* Task statement *
Can you output the material exactly as written, minus any pictures it holds?

* Information provided *

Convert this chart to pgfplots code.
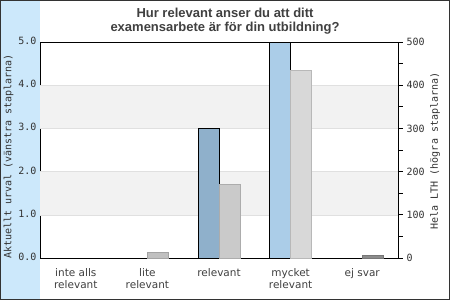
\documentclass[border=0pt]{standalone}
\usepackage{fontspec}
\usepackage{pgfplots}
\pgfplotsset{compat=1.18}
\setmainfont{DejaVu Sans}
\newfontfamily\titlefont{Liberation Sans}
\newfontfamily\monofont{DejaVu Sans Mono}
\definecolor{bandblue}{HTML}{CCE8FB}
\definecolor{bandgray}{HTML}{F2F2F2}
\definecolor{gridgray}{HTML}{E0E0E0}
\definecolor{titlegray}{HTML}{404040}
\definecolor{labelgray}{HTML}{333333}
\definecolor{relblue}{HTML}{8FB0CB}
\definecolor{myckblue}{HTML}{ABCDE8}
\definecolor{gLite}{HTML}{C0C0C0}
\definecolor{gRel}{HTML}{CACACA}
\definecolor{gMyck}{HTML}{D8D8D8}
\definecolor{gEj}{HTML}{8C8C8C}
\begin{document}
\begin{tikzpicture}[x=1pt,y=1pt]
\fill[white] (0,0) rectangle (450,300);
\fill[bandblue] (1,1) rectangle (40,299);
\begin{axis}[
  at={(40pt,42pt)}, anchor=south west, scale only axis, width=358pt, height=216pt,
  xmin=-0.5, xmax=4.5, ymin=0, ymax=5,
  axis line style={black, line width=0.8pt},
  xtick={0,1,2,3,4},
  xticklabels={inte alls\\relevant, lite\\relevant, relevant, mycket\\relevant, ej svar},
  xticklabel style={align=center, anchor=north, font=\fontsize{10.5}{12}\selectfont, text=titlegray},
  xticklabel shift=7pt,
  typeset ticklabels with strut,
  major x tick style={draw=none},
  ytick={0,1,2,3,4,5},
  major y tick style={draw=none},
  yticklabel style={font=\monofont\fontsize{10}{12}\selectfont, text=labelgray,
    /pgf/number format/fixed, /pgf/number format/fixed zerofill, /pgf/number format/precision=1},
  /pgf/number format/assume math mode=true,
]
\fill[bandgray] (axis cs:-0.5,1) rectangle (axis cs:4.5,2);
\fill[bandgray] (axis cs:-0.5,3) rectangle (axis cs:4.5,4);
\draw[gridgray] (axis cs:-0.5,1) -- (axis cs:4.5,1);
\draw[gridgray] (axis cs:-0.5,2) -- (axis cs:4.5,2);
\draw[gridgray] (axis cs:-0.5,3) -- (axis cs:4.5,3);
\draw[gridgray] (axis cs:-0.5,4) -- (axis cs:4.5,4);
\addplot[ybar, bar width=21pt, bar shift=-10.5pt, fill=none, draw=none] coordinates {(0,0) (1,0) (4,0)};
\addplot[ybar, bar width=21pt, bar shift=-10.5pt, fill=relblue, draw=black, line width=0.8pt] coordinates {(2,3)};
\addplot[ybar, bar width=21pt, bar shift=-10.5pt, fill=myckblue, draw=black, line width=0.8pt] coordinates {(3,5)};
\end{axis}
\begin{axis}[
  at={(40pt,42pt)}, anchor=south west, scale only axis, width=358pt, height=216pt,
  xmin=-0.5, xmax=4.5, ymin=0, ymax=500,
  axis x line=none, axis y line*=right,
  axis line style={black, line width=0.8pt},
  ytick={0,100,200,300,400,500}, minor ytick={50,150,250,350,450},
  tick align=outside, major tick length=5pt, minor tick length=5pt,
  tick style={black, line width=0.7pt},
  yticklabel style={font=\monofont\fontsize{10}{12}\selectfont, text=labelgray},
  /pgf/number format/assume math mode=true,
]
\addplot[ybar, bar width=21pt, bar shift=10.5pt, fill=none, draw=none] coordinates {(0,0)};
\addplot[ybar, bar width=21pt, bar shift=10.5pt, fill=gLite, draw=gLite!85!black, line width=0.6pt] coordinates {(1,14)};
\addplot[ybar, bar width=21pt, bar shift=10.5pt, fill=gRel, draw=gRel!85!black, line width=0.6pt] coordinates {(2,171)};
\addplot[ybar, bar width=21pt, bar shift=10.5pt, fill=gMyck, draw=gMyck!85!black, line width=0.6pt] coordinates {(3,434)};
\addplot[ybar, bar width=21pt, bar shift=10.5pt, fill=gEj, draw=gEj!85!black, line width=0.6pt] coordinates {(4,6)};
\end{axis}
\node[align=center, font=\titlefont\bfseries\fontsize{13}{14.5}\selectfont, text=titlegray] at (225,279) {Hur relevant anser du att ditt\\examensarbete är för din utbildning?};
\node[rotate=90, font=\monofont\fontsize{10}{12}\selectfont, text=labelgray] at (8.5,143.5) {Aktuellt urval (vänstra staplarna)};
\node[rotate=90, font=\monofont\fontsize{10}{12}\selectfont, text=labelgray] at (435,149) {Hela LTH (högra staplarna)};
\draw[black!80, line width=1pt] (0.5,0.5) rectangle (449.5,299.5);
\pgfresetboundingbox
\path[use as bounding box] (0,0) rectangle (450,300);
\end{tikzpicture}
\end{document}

* Answer below *
Convert this chart to pgfplots code.
\documentclass[border=0pt]{standalone}
\usepackage{fontspec}
\usepackage{pgfplots}
\pgfplotsset{compat=1.18}
\setmainfont{DejaVu Sans}
\newfontfamily\titlefont{Liberation Sans}
\newfontfamily\monofont{DejaVu Sans Mono}
\definecolor{bandblue}{HTML}{CCE8FB}
\definecolor{bandgray}{HTML}{F2F2F2}
\definecolor{gridgray}{HTML}{E0E0E0}
\definecolor{titlegray}{HTML}{404040}
\definecolor{labelgray}{HTML}{333333}
\definecolor{relblue}{HTML}{8FB0CB}
\definecolor{myckblue}{HTML}{ABCDE8}
\definecolor{gLite}{HTML}{C0C0C0}
\definecolor{gRel}{HTML}{CACACA}
\definecolor{gMyck}{HTML}{D8D8D8}
\definecolor{gEj}{HTML}{8C8C8C}
\begin{document}
\begin{tikzpicture}[x=1pt,y=1pt]
\fill[white] (0,0) rectangle (450,300);
\fill[bandblue] (1,1) rectangle (40,299);
\begin{axis}[
  at={(40pt,42pt)}, anchor=south west, scale only axis, width=358pt, height=216pt,
  xmin=-0.5, xmax=4.5, ymin=0, ymax=5,
  axis line style={black, line width=0.8pt},
  xtick={0,1,2,3,4},
  xticklabels={inte alls\\relevant, lite\\relevant, relevant, mycket\\relevant, ej svar},
  xticklabel style={align=center, anchor=north, font=\fontsize{10.5}{12}\selectfont, text=titlegray},
  xticklabel shift=7pt,
  typeset ticklabels with strut,
  major x tick style={draw=none},
  ytick={0,1,2,3,4,5},
  major y tick style={draw=none},
  yticklabel style={font=\monofont\fontsize{10}{12}\selectfont, text=labelgray,
    /pgf/number format/fixed, /pgf/number format/fixed zerofill, /pgf/number format/precision=1},
  /pgf/number format/assume math mode=true,
]
\fill[bandgray] (axis cs:-0.5,1) rectangle (axis cs:4.5,2);
\fill[bandgray] (axis cs:-0.5,3) rectangle (axis cs:4.5,4);
\draw[gridgray] (axis cs:-0.5,1) -- (axis cs:4.5,1);
\draw[gridgray] (axis cs:-0.5,2) -- (axis cs:4.5,2);
\draw[gridgray] (axis cs:-0.5,3) -- (axis cs:4.5,3);
\draw[gridgray] (axis cs:-0.5,4) -- (axis cs:4.5,4);
\addplot[ybar, bar width=21pt, bar shift=-10.5pt, fill=none, draw=none] coordinates {(0,0) (1,0) (4,0)};
\addplot[ybar, bar width=21pt, bar shift=-10.5pt, fill=relblue, draw=black, line width=0.8pt] coordinates {(2,3)};
\addplot[ybar, bar width=21pt, bar shift=-10.5pt, fill=myckblue, draw=black, line width=0.8pt] coordinates {(3,5)};
\end{axis}
\begin{axis}[
  at={(40pt,42pt)}, anchor=south west, scale only axis, width=358pt, height=216pt,
  xmin=-0.5, xmax=4.5, ymin=0, ymax=500,
  axis x line=none, axis y line*=right,
  axis line style={black, line width=0.8pt},
  ytick={0,100,200,300,400,500}, minor ytick={50,150,250,350,450},
  tick align=outside, major tick length=5pt, minor tick length=5pt,
  tick style={black, line width=0.7pt},
  yticklabel style={font=\monofont\fontsize{10}{12}\selectfont, text=labelgray},
  /pgf/number format/assume math mode=true,
]
\addplot[ybar, bar width=21pt, bar shift=10.5pt, fill=none, draw=none] coordinates {(0,0)};
\addplot[ybar, bar width=21pt, bar shift=10.5pt, fill=gLite, draw=gLite!85!black, line width=0.6pt] coordinates {(1,14)};
\addplot[ybar, bar width=21pt, bar shift=10.5pt, fill=gRel, draw=gRel!85!black, line width=0.6pt] coordinates {(2,171)};
\addplot[ybar, bar width=21pt, bar shift=10.5pt, fill=gMyck, draw=gMyck!85!black, line width=0.6pt] coordinates {(3,434)};
\addplot[ybar, bar width=21pt, bar shift=10.5pt, fill=gEj, draw=gEj!85!black, line width=0.6pt] coordinates {(4,6)};
\end{axis}
\node[align=center, font=\titlefont\bfseries\fontsize{13}{14.5}\selectfont, text=titlegray] at (225,279) {Hur relevant anser du att ditt\\examensarbete är för din utbildning?};
\node[rotate=90, font=\monofont\fontsize{10}{12}\selectfont, text=labelgray] at (8.5,143.5) {Aktuellt urval (vänstra staplarna)};
\node[rotate=90, font=\monofont\fontsize{10}{12}\selectfont, text=labelgray] at (435,149) {Hela LTH (högra staplarna)};
\draw[black!80, line width=1pt] (0.5,0.5) rectangle (449.5,299.5);
\pgfresetboundingbox
\path[use as bounding box] (0,0) rectangle (450,300);
\end{tikzpicture}
\end{document}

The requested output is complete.